Так хотел не за так пропасть,
как-нибудь взойти над собой.





— Ну? — сказал Фреза.

— Извините? — не понял Танцор.

— Дальше-то что?

— Ничего, товарищ командарм.

— Это хорошие стихи?

— Не могу знать!

— Кто их сочинил?

— Внештатный корреспондент газеты, танкист, кавалер ордена Черной Молнии, позывной Трак.

— Это плохие стихи. Заумь и пораженчество. Про тоску какую-то. Какая еще тоска? И как можно родину называть грязью?

— Он не родину, а землю… тут имеется в виду, что простой парень из провинции, шахтер, или там тракторист, из поселка, где улицы некоторые без асфальта, пыльно там, а после дождя грязь… и все такое, а все равно это родина, и за нее жизнь можно отдать… в принципе…

— Ну разве что в принципе… Может, он и неплохой поэт, неопытный только. Дайте стихи, я немного отредактирую… — прервал командарм. Он что-то быстро начеркал и начертал на листке, поданном писателем.



Танцор с изумлением прочитал поверх прежних текстов крупные красные буквы:





Ты патриот. И я патриот.
С нами Россия,
Бог и Народ.





— Ну как? По-моему, стало гораздо лучше, — улыбнулся Фреза.

— Так точно, — неуверенно подтвердил Танцор.



ГЕРОЙ НАШЕГО ВРЕМЕНИ



— Вижу, сомневаетесь. Придется объяснить. Кто такой, по-вашему, к примеру, Треф…

— Герой…

— Герой, герой, все верно, а еще кто? А вот кто. Сын алкоголиков, двоечник. В школе промышлял карманными кражами. Только неудачно. В сумку к какой-то тетке в автобусе залез, а там не кошелек, а маленькая собачка оказалась. Которая с перепугу укусила дурака за палец. Он завизжал от неожиданности, так и попался. Отсидел полгода на малолетке. Решил делом посолиднее заняться. Ограбить банк. Долго изучал разные банки. Нашел наконец, где охраны поменьше. Взял в подельники пару дегенератов, залезли ночью в хранилище. Взломали несколько ячеек, забрали оттуда металлические контейнеры на замках. Пришли домой, открыли контейнеры, а в них не деньги и не драгоценности, а знаете что? Пробирки с пробками. А знаете, что в пробирках? Сперма. Этот банк был, как оказалось, не совсем финансовым учреждением, а совсем медицинским. Банк спермы. Самое смешное, что за наводку Треф заплатил какому-то приблатненному проходимцу. Кинулся потом на наводчика, типа, деньги верни. А тот ни в какую. Просил, говорит, банк, получил банк. Какие вопросы?

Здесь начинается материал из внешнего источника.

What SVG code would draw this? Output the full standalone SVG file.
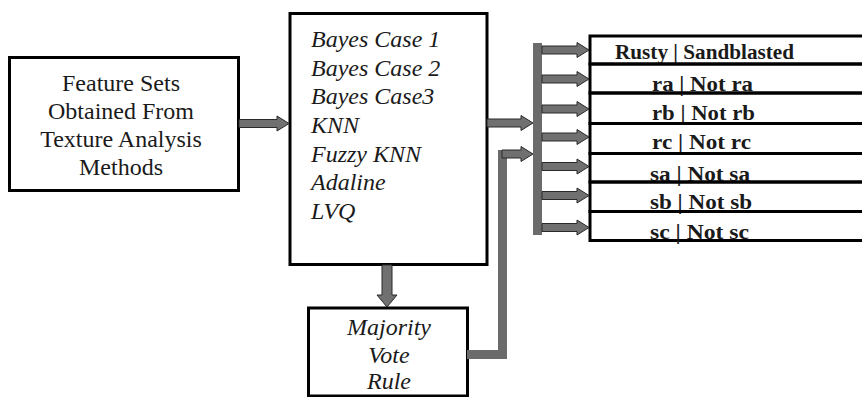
<svg xmlns="http://www.w3.org/2000/svg" width="862" height="397" viewBox="0 0 862 397">
<style>
.box{fill:#fff;stroke:#000;stroke-width:3}
.row{fill:none;stroke:#000;stroke-width:3}
.t{font-family:"Liberation Serif","DejaVu Serif",serif;font-size:24px;fill:#1a1a1a}
.i{font-style:italic}
.b{font-weight:bold;font-size:20px}
.arr{fill:#707070;stroke:#2a2a2a;stroke-width:1}
.bar{fill:#6b6b6b}
</style>
<rect width="862" height="397" fill="#fff"/>
<g id="features">
<rect class="box" x="9.5" y="57.5" width="229" height="133"/>
<text class="t" text-anchor="middle" x="121" y="91">Feature Sets</text>
<text class="t" text-anchor="middle" x="121" y="119">Obtained From</text>
<text class="t" text-anchor="middle" x="121" y="147">Texture Analysis</text>
<text class="t" text-anchor="middle" x="121" y="175">Methods</text>
</g>
<g id="classifiers">
<rect class="box" x="290" y="13.5" width="197" height="251"/>
<text class="t i" x="311" y="47">Bayes Case 1</text>
<text class="t i" x="311" y="75.5">Bayes Case 2</text>
<text class="t i" x="311" y="104">Bayes Case3</text>
<text class="t i" x="311" y="132.5">KNN</text>
<text class="t i" x="311" y="161.5">Fuzzy KNN</text>
<text class="t i" x="311" y="190">Adaline</text>
<text class="t i" x="311" y="219">LVQ</text>
</g>
<g id="majority">
<rect class="box" x="308.5" y="308" width="159" height="88"/>
<text class="t i" text-anchor="middle" x="389" y="335">Majority</text>
<text class="t i" text-anchor="middle" x="389" y="363">Vote</text>
<text class="t i" text-anchor="middle" x="389" y="389">Rule</text>
</g>
<g id="outputs">
<g id="rusty"><rect class="row" x="590" y="36" width="290" height="28"/><text class="t b" x="615" y="59" textLength="179" lengthAdjust="spacingAndGlyphs">Rusty | Sandblasted</text></g>
<g id="ra"><rect class="row" x="590" y="64" width="290" height="29"/><text class="t b" x="652" y="91" textLength="101" lengthAdjust="spacingAndGlyphs">ra | Not ra</text></g>
<g id="rb"><rect class="row" x="590" y="93" width="290" height="30.5"/><text class="t b" x="652" y="119.5" textLength="103" lengthAdjust="spacingAndGlyphs">rb | Not rb</text></g>
<g id="rc"><rect class="row" x="590" y="123.5" width="290" height="30"/><text class="t b" x="652" y="149" textLength="99" lengthAdjust="spacingAndGlyphs">rc | Not rc</text></g>
<g id="sa"><rect class="row" x="590" y="153.5" width="290" height="28.5"/><text class="t b" x="650" y="181" textLength="100" lengthAdjust="spacingAndGlyphs">sa | Not sa</text></g>
<g id="sb"><rect class="row" x="590" y="182" width="290" height="29.5"/><text class="t b" x="650" y="209" textLength="102" lengthAdjust="spacingAndGlyphs">sb | Not sb</text></g>
<g id="sc"><rect class="row" x="590" y="211.5" width="290" height="29"/><text class="t b" x="650" y="239" textLength="99" lengthAdjust="spacingAndGlyphs">sc | Not sc</text></g>
</g>
<g id="connectors">
<polygon class="arr" points="239,119.5 277,119.5 277,116 289,123.5 277,131 277,127.5 239,127.5"/>
<polygon class="arr" points="487,119 521,119 521,115.5 533,123 521,130.5 521,127 487,127"/>
<polygon class="arr" points="382,265 392,265 392,295 397,295 387,307 377,295 382,295"/>
<polygon class="bar" points="467,350 498,350 498,150 507,150 507,359 467,359"/>
<polygon class="arr" points="502,150 521,150 521,146.5 533,154 521,161.5 521,158 502,158"/>
<rect class="bar" x="533" y="43" width="9" height="192"/>
<polygon class="arr" points="542,46 577,46 577,42.5 589,50 577,57.5 577,54 542,54"/>
<polygon class="arr" points="542,75 577,75 577,71.5 589,79 577,86.5 577,83 542,83"/>
<polygon class="arr" points="542,105 577,105 577,101.5 589,109 577,116.5 577,113 542,113"/>
<polygon class="arr" points="542,133 577,133 577,129.5 589,137 577,144.5 577,141 542,141"/>
<polygon class="arr" points="542,162.5 577,162.5 577,159 589,166.5 577,174 577,170.5 542,170.5"/>
<polygon class="arr" points="542,191.5 577,191.5 577,188 589,195.5 577,203 577,199.5 542,199.5"/>
<polygon class="arr" points="542,223.5 577,223.5 577,220 589,227.5 577,235 577,231.5 542,231.5"/>
</g>
</svg>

В общем, не сложилась у Трефа на гражданке карьера. И подался он на войну. Ну, а тут расцвел. Герой нашего времени, легенда. Можно сказать, селебрити. Почему? Был ведь дурак дураком, а тут вдруг светоч! Поумнел? Ни в коем случае! Почему же тогда? А потому что война дело дурное. Временами хитрое, но никогда не умное. Как раз для таких, как Треф. По Сеньке и шапка. Это я к чему? Вы попроще будьте, подурнее. Для Трефа стихи печатайте, а не для Лоренцо Великолепного. Уловили?

— Так точно. Однако позвольте и возразить. Как это война дело дурное? А высокие технологии? Интернет вот Пентагон же придумал. И Джипиэс. И гениальные полководцы были же: Цезарь, Наполеон, Жуков… Вы вот тоже…

— Бросьте. Толстого читали? Льва? «Войну и мир»?

— Конечно, — соврал Бурелом.

— Он сам, кстати, воевал. И правильно подметил, что нет и не может быть ничего гениального в том, чтобы отправить конницу направо, пехоту налево и вовремя позаботиться о подвозе в армию сухарей. А хай-тек… какая разница, делаете вы дурную работу каменным топором, пулеметом Максима или кибероружием? Она же умнее от этого не становится.